Le système utilisé est celui développé par Alstom, avec un pupitre de commande déporté qui a été mis en œuvre par 24 collaborateurs (conducteurs et agents de manœuvre) issus des divisions Infrastructure, Cargo et Voyageurs des CFF. Les écrans vidéo associés leur ont permis de tenir compte du parcours, des signaux et de possibles obstacles filmés par les caméras équipant la locomotive et retransmis (avec redondance via la connectivité 4G/5G de deux fournisseurs publics) en temps réel. Se trouvaient cependant à bord de l’Aem 940 029 (utilisée en modes électrique et thermique – commutation dynamique possible) un conducteur et un responsable d’essai afin de veiller à la sécurité opérationnelle et de parer à toute éventualité. La vitesse maximale autorisée était de 30 km/h.
En plus de la « simple » démonstration de faisabilité technique, une attention particulière a été apportée au ressenti et à l’interaction des « utilisateurs » vis-à-vis du et avec le système. Des commentaires, plutôt variés mais utiles pour les développements à venir, ont été récoltés alors que le « facteur humain » a fait l’objet d’une évaluation spécifique. L’impact dudit facteur et la manière dont les participants ont pu se projeter dans la réalité durant les tests, ont ainsi été étudiés par le DLR (Deutsches Zentrum für Luft- und Raumfahrt ou Centre allemand, pour l’aéronautique et l’aérospatiale), fort d’une longue expérience en exploitations automatisées.

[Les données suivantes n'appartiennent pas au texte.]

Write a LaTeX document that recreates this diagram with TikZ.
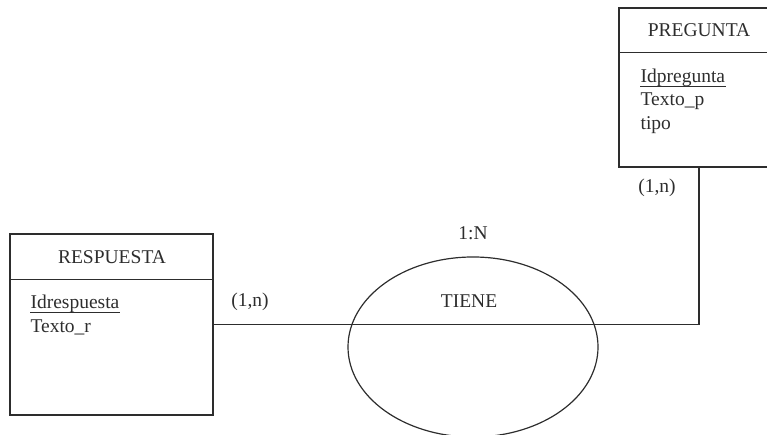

Les CFF mettent clairement en avant que l’introduction de trains autonomes de voyageurs ne constitue pas pour eux une priorité. En revanche, ils considèrent que le recours à un système de télécommande peut à terme être pertinent pour des chantiers ne nécessitant que des mouvements courts et peu nombreux ou dans le cadre de garages et de dégarages de rames voyageurs. Cette option faciliterait alors les prises et les fins de service des conducteurs, tout en diminuant les risques encourus dans les faisceaux. L’opérateur précise cependant que de nombreux développements techniques sont encore requis et que des processus opérationnels ainsi que réglementaires (au niveau européen) devront être adaptés, préalablement à toute application concrète.
En fait, la démarche des CFF (menée dans le cadre du programme Horizon- Europe « Europe’s Rail Innovation Pillar ») (1) est à ce stade exploratoire. L’entreprise ferroviaire cherche à défricher le corpus normatif européen et à s’assurer de son applicabilité en Suisse, mais aussi à acquérir des compétences en matière d’interactions homme- nouvelles technologies. Ses investigations permettront de rédiger des rapports (intermédiaire et final) qui seront mis à disposition de l’Office fédéral des transports (OFT). Au niveau international, la version publique du rapport final servira à spécifier les requis suisses en matière de commande à distance, à prendre en compte lors de la définition des normes européennes.
L’agenda « ATO » des CFF porte à court terme sur des essais d’accélération et de freinage automati- sés en transport de marchandises (2025), de démarrage automatique des trains (2024/2025) et d’assistance à la perception de la signalisation et des obstacles (2024/2025).
Rappelons que les Aem 940 sont des locomotives bimodes, Électrique/Diesel-Électrique, utilisés par les CFF. Elles sont construites par Alstom, aussi vendues sous la désignation Alstom Prima H4. Les Aem 940, de nouvelles locomotives polyvalentes de manœuvres et de lignes, elles remplaceront les Am 6/6 qui arrivent en fin de vie (plus de cinquante ans), ainsi que Ee 6/6, Am 841 et Am 842 (anciennement Am 4/45), devenues obsolètes. Elles seront également utilisées sur tout le réseau CFF comme locomotives de trains de chantier (ballastage). Elles peuvent rouler à 120 km/h et par conséquent elles peuvent donc être utilisées en service de ligne. L’Aem 940 a été commandée à 47 exemplaires avec une option supplémentaire de 13 locomotives.
Notons que les gares de triages en Suisse appartiennent à CFF Infrastructure. Cette dernière sous-traite le service de la manœuvre dans les gares de triage de Limmattal, Lausanne et de Buchs à CFF Cargo. L’Aem 940 est aussi déployée dans les centres de triage pour CFF Cargo, où elle peut traiter des trains de 2000 tonnes. Elle peut être utilisée en UM (Unité Multiple). Cette locomotive est équipée du système de sécurité ETCS. Grâce à une efficience plus grande (20 à 30%) de la traction électrique qui est utilisée dans 90% des cas, le besoin énergétique est moindre. Elle possède deux générateurs Diesel qui permettent une réduction de 20% de la consommation de carburant par rapport à une locomotive diesel à un seul moteur. Sa cabine spacieuse permet à quatre personnes de l’occuper.